Print, word for word, every line from the beginning of the listing up to and including the line with "22.9, 23.3, 23.6]". Pictures are to be excluded.

***

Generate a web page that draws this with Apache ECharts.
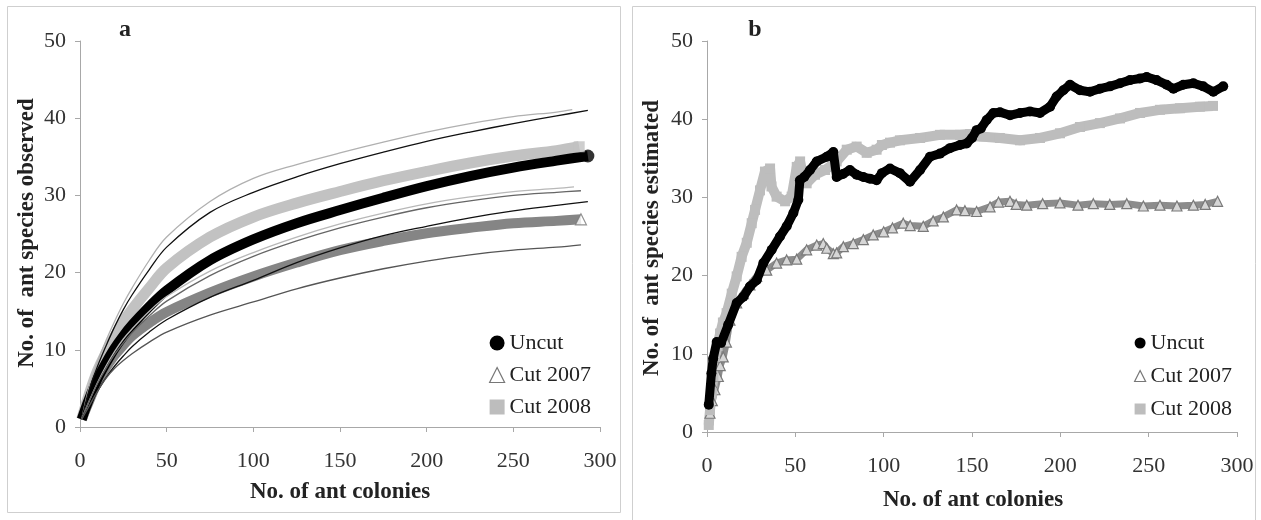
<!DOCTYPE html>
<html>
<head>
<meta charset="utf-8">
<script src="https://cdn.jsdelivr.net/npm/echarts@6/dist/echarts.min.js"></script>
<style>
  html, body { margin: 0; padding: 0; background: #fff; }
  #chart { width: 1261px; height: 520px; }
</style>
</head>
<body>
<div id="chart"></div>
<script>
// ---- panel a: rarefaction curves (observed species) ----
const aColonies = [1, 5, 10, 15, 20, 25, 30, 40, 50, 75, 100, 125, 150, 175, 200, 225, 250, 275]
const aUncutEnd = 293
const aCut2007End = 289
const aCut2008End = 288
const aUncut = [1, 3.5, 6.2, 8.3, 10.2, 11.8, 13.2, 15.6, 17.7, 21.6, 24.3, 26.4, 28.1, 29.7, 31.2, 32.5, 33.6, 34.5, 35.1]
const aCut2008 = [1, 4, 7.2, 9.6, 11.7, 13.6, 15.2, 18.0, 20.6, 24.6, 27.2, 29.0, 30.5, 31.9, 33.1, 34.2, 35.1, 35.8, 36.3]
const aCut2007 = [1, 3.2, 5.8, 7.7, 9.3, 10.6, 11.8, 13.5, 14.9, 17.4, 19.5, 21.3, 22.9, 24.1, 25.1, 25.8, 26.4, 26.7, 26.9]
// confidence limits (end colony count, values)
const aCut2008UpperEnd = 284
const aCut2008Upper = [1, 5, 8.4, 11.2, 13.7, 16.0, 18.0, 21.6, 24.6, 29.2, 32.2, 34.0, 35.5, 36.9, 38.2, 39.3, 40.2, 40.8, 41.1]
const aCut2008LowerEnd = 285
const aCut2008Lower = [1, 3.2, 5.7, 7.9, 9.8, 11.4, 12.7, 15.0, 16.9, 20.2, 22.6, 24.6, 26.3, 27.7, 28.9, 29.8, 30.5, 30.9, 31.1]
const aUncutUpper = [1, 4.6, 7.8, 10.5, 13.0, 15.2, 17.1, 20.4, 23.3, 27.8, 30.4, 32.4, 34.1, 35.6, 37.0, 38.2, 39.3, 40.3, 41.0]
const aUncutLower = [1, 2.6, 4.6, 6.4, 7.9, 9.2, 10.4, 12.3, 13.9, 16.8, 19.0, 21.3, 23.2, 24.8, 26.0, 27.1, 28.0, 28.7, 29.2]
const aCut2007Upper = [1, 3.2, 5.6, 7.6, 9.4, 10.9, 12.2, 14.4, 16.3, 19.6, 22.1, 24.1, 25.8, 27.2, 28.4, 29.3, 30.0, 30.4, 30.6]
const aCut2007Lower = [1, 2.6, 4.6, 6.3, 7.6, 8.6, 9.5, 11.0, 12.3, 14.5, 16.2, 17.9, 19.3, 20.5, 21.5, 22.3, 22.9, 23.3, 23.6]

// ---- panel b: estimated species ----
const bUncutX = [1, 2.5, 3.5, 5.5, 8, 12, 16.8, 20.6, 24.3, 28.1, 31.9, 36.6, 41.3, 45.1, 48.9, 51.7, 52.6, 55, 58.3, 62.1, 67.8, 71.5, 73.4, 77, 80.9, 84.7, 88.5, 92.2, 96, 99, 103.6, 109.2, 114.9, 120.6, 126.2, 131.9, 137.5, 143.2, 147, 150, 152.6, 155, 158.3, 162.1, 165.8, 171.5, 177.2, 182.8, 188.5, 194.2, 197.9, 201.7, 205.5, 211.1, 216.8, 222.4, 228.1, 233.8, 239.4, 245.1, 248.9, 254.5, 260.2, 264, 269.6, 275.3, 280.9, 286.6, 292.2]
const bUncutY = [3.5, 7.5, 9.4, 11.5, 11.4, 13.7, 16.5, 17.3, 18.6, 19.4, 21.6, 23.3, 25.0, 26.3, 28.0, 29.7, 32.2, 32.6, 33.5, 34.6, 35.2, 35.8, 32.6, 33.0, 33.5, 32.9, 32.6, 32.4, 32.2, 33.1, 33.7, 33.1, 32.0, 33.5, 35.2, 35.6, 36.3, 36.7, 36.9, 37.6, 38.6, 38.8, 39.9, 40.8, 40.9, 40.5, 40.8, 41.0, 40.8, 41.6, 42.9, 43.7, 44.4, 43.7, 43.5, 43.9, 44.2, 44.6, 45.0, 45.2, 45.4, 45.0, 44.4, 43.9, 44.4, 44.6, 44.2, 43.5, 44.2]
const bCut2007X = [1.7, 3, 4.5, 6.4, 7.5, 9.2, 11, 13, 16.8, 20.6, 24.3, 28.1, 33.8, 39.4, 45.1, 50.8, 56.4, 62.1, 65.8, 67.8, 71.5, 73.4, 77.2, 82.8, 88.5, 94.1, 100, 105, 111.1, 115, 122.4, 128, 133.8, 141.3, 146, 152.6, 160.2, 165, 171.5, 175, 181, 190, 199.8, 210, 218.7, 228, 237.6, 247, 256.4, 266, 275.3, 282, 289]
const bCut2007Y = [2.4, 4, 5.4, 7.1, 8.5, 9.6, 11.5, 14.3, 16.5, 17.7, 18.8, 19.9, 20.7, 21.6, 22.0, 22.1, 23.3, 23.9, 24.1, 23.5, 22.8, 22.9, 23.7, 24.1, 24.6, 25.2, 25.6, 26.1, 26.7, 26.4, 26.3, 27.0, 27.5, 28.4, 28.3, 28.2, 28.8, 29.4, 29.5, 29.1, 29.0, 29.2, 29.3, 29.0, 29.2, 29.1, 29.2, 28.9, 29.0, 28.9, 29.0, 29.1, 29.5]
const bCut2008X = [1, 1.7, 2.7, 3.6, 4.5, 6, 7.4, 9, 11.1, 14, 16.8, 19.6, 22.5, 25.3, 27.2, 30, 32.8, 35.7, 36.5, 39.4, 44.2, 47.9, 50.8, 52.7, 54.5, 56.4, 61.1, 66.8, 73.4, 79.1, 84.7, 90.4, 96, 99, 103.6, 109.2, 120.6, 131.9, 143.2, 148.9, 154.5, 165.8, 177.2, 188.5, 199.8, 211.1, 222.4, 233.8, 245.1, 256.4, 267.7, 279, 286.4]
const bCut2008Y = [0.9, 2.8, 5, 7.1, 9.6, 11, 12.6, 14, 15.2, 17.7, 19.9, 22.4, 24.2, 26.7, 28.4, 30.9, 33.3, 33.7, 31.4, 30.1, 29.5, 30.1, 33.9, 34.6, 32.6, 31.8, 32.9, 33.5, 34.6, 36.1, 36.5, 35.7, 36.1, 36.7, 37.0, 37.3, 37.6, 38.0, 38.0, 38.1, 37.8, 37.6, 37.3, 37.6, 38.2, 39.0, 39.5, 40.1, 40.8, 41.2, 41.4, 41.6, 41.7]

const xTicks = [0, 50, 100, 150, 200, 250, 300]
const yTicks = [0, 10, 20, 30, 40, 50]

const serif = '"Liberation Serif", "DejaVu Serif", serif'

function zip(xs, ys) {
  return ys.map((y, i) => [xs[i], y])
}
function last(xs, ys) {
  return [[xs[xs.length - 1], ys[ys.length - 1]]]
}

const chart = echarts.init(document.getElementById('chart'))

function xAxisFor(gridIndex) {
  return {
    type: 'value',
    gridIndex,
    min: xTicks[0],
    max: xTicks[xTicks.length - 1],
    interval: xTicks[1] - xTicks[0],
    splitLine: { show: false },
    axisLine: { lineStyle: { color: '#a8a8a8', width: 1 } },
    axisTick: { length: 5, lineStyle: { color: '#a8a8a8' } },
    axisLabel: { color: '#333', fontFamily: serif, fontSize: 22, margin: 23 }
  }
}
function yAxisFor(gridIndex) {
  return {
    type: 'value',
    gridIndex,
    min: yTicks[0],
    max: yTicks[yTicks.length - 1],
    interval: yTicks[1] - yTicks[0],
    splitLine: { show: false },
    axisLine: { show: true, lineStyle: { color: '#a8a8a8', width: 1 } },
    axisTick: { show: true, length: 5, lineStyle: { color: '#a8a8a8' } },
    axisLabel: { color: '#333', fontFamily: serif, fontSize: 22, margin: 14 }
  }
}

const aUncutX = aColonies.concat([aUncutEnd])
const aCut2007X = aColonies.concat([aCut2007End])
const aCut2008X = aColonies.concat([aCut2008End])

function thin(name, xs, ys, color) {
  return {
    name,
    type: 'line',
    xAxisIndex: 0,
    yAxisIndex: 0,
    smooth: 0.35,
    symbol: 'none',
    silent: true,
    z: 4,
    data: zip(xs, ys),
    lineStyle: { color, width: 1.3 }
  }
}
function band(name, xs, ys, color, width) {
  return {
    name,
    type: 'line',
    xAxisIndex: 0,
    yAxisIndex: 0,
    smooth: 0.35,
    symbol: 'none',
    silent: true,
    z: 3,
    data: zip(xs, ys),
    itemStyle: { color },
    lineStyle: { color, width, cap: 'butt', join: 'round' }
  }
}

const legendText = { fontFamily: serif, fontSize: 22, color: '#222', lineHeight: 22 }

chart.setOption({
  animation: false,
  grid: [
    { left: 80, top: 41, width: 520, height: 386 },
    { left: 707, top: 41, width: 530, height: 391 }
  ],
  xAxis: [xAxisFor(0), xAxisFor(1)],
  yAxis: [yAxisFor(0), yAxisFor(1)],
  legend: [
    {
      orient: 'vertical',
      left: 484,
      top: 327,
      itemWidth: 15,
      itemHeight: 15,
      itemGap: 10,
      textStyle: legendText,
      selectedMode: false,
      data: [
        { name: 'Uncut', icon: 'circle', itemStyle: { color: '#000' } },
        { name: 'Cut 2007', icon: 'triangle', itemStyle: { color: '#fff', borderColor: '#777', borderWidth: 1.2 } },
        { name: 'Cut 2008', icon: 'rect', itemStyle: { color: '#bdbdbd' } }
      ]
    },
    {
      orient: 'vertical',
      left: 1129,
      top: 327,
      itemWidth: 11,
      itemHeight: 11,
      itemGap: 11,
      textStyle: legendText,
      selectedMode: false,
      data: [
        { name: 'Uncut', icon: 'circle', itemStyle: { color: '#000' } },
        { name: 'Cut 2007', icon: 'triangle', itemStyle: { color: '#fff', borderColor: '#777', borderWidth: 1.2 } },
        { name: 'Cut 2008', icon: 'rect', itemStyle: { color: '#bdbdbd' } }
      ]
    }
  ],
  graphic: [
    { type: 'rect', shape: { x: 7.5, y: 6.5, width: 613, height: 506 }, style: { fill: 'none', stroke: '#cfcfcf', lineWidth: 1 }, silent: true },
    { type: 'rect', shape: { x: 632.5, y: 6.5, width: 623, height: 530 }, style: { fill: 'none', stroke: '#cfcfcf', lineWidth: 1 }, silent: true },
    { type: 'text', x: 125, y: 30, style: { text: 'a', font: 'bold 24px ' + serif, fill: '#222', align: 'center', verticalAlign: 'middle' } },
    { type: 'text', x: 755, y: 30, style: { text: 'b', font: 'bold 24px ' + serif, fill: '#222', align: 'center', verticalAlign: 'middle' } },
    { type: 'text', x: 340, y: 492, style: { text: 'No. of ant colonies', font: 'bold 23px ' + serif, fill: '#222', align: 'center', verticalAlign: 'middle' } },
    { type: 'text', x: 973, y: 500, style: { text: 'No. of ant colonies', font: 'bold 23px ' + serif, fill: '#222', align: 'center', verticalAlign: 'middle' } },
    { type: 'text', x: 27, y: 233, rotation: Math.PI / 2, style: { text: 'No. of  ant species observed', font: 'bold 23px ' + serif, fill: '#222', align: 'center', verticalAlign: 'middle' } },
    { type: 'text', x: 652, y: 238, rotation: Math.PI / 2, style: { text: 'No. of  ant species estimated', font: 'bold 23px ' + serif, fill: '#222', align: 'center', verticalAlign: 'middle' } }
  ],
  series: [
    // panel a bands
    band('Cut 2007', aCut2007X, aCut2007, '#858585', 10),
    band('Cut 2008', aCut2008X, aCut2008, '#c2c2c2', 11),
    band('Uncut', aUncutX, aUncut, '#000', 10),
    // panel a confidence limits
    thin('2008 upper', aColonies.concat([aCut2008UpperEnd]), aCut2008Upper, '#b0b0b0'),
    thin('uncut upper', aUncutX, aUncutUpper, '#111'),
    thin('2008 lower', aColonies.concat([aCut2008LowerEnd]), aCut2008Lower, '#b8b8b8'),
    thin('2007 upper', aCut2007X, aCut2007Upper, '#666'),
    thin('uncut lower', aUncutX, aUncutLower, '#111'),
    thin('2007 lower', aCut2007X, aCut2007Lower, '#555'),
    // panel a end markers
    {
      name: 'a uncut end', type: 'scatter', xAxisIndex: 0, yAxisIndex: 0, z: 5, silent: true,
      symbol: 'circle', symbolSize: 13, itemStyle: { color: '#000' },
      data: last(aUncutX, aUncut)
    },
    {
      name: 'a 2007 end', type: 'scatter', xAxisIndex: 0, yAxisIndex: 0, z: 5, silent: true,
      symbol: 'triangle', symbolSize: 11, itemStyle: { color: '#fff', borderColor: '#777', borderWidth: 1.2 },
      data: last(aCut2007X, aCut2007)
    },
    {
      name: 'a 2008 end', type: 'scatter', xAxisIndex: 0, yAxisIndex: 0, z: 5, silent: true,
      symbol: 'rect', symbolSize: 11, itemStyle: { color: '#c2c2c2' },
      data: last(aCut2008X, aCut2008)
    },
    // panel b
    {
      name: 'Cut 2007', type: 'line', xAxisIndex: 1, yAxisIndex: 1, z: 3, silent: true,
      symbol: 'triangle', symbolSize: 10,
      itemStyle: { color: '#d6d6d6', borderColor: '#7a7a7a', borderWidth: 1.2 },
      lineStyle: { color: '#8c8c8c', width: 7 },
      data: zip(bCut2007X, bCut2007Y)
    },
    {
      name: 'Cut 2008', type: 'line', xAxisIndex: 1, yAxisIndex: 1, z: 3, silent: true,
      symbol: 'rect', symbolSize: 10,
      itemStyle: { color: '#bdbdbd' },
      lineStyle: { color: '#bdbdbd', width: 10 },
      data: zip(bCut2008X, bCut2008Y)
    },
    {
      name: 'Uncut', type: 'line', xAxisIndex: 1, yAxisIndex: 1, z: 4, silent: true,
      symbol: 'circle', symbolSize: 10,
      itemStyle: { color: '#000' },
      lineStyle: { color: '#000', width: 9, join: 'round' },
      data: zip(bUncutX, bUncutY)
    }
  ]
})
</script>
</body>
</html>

***

OUTPUT OF THE TASK:
Generate a web page that draws this with Apache ECharts.
<!DOCTYPE html>
<html>
<head>
<meta charset="utf-8">
<script src="https://cdn.jsdelivr.net/npm/echarts@6/dist/echarts.min.js"></script>
<style>
  html, body { margin: 0; padding: 0; background: #fff; }
  #chart { width: 1261px; height: 520px; }
</style>
</head>
<body>
<div id="chart"></div>
<script>
// ---- panel a: rarefaction curves (observed species) ----
const aColonies = [1, 5, 10, 15, 20, 25, 30, 40, 50, 75, 100, 125, 150, 175, 200, 225, 250, 275]
const aUncutEnd = 293
const aCut2007End = 289
const aCut2008End = 288
const aUncut = [1, 3.5, 6.2, 8.3, 10.2, 11.8, 13.2, 15.6, 17.7, 21.6, 24.3, 26.4, 28.1, 29.7, 31.2, 32.5, 33.6, 34.5, 35.1]
const aCut2008 = [1, 4, 7.2, 9.6, 11.7, 13.6, 15.2, 18.0, 20.6, 24.6, 27.2, 29.0, 30.5, 31.9, 33.1, 34.2, 35.1, 35.8, 36.3]
const aCut2007 = [1, 3.2, 5.8, 7.7, 9.3, 10.6, 11.8, 13.5, 14.9, 17.4, 19.5, 21.3, 22.9, 24.1, 25.1, 25.8, 26.4, 26.7, 26.9]
// confidence limits (end colony count, values)
const aCut2008UpperEnd = 284
const aCut2008Upper = [1, 5, 8.4, 11.2, 13.7, 16.0, 18.0, 21.6, 24.6, 29.2, 32.2, 34.0, 35.5, 36.9, 38.2, 39.3, 40.2, 40.8, 41.1]
const aCut2008LowerEnd = 285
const aCut2008Lower = [1, 3.2, 5.7, 7.9, 9.8, 11.4, 12.7, 15.0, 16.9, 20.2, 22.6, 24.6, 26.3, 27.7, 28.9, 29.8, 30.5, 30.9, 31.1]
const aUncutUpper = [1, 4.6, 7.8, 10.5, 13.0, 15.2, 17.1, 20.4, 23.3, 27.8, 30.4, 32.4, 34.1, 35.6, 37.0, 38.2, 39.3, 40.3, 41.0]
const aUncutLower = [1, 2.6, 4.6, 6.4, 7.9, 9.2, 10.4, 12.3, 13.9, 16.8, 19.0, 21.3, 23.2, 24.8, 26.0, 27.1, 28.0, 28.7, 29.2]
const aCut2007Upper = [1, 3.2, 5.6, 7.6, 9.4, 10.9, 12.2, 14.4, 16.3, 19.6, 22.1, 24.1, 25.8, 27.2, 28.4, 29.3, 30.0, 30.4, 30.6]
const aCut2007Lower = [1, 2.6, 4.6, 6.3, 7.6, 8.6, 9.5, 11.0, 12.3, 14.5, 16.2, 17.9, 19.3, 20.5, 21.5, 22.3, 22.9, 23.3, 23.6]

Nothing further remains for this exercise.